:: Information shown ::
=-=-=-=-=
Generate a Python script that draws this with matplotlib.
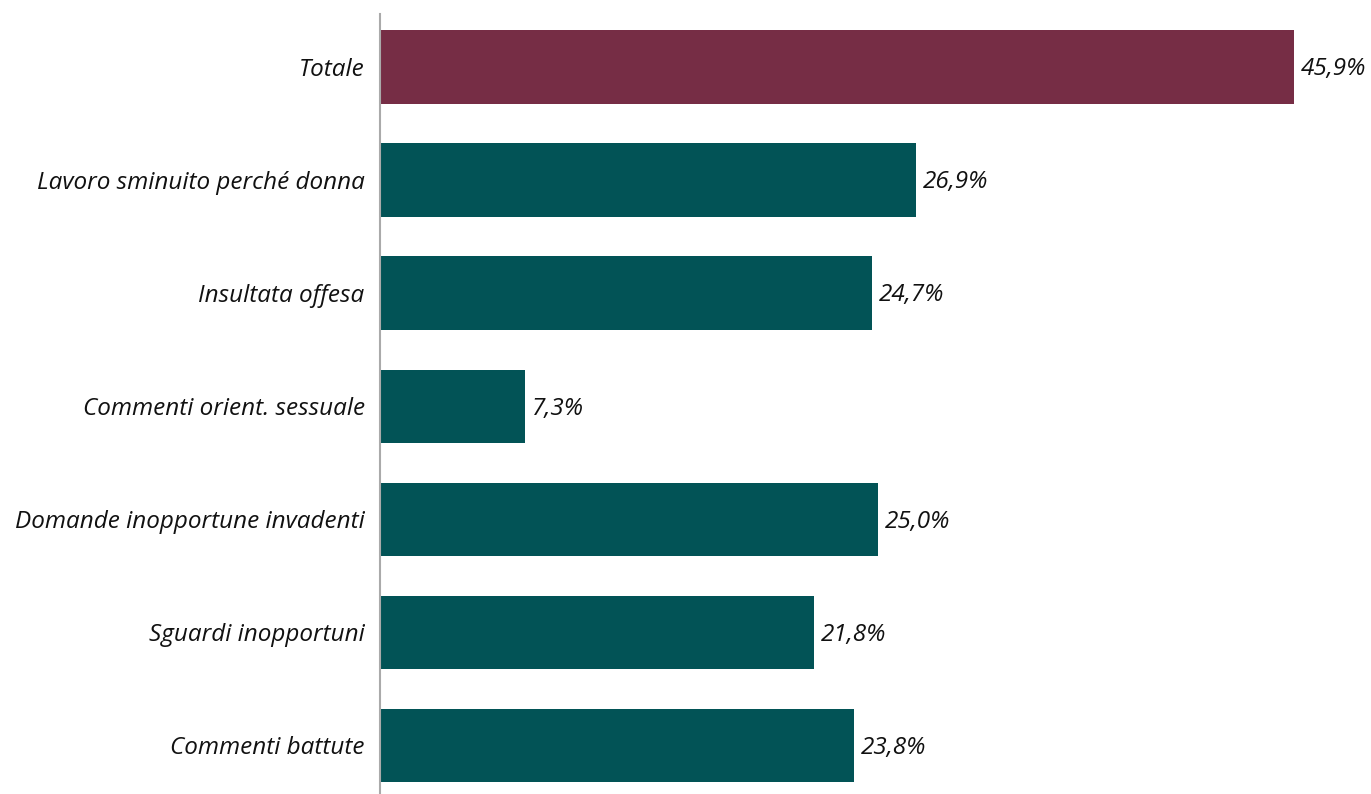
=-=-=-=-=
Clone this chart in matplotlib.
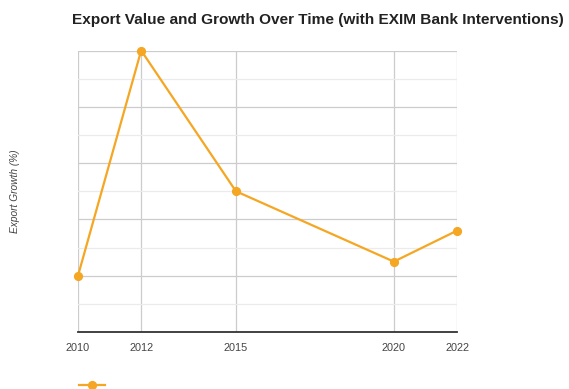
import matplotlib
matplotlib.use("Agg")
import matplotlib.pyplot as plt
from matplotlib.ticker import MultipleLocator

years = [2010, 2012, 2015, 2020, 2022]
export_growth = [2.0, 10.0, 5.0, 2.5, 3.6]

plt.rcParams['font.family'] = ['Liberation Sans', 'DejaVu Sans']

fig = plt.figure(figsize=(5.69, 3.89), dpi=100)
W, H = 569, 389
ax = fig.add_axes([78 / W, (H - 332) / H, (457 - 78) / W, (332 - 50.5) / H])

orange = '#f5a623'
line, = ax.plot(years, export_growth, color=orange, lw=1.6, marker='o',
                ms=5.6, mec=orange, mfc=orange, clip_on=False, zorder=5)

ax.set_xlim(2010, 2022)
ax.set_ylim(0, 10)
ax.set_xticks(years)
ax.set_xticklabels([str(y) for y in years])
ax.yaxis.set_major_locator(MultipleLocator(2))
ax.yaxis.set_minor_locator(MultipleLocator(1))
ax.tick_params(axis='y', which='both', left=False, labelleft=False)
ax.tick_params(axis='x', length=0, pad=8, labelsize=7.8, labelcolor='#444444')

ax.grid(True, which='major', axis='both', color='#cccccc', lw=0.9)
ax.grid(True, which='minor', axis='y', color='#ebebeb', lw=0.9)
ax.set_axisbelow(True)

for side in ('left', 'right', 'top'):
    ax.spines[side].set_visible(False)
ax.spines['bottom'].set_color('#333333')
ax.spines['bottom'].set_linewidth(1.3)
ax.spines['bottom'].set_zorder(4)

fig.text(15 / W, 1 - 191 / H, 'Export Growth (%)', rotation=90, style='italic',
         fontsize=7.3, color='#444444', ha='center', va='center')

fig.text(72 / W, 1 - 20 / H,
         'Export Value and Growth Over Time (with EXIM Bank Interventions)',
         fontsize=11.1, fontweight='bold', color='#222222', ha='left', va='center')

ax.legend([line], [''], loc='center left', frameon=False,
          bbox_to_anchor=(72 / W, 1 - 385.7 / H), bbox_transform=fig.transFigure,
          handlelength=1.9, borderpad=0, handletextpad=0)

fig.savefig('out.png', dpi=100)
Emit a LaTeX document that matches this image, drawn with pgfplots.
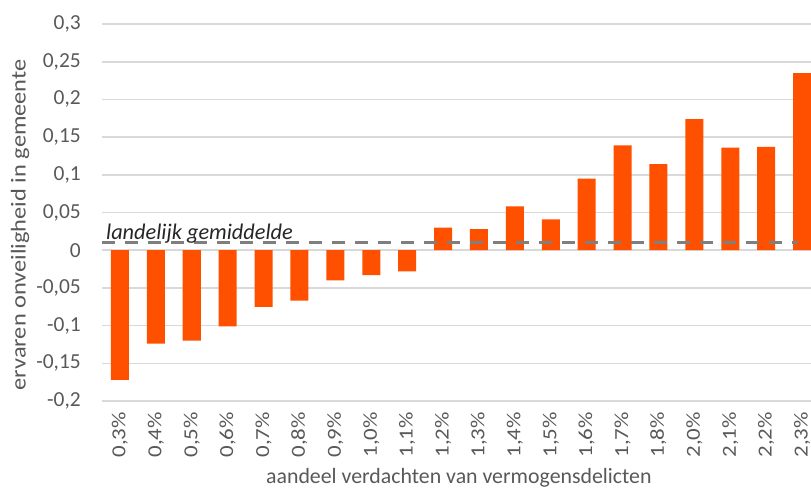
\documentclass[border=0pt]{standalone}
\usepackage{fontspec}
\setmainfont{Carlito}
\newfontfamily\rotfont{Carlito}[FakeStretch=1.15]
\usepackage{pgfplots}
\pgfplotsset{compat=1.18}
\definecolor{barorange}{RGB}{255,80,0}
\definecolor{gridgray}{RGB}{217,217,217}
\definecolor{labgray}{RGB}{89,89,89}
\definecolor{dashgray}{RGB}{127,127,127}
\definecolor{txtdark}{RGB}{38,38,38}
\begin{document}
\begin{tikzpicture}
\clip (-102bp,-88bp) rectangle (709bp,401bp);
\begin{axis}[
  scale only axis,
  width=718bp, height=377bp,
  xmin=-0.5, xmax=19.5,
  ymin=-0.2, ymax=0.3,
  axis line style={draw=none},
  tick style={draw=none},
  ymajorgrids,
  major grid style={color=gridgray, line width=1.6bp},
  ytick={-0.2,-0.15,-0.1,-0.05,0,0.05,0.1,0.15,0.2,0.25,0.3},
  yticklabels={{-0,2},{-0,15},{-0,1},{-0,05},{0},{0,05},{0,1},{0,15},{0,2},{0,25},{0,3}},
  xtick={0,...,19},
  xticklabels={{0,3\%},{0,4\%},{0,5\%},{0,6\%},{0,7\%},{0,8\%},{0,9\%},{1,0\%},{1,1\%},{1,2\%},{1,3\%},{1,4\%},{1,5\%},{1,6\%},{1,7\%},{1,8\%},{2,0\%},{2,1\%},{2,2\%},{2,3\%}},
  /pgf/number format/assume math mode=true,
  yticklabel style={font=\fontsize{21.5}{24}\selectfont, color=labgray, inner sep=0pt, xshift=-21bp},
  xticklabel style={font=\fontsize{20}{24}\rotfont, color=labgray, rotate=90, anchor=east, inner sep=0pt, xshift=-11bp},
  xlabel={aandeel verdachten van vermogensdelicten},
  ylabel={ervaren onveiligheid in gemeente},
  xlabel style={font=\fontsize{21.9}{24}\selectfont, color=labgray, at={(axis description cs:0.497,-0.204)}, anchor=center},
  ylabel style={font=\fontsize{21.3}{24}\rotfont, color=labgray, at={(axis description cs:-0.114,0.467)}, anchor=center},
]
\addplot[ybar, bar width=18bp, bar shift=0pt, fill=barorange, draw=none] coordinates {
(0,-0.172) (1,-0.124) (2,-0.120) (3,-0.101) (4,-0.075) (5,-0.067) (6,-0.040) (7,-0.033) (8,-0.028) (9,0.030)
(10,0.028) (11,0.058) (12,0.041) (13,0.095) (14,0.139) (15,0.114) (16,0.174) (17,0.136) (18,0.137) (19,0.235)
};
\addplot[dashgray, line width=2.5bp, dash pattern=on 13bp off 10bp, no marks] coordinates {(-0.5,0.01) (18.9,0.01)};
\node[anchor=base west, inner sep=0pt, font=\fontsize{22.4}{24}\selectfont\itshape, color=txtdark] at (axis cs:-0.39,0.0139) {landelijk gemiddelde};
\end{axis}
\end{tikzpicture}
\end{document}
=-=-=-=-=
:: What the exercise asks ::
Look over the material above and show each line where "matplotlib" appears.

:: Task result ::
Generate a Python script that draws this with matplotlib.
Clone this chart in matplotlib.
import matplotlib
matplotlib.use("Agg")
import matplotlib.pyplot as plt
from matplotlib.ticker import MultipleLocator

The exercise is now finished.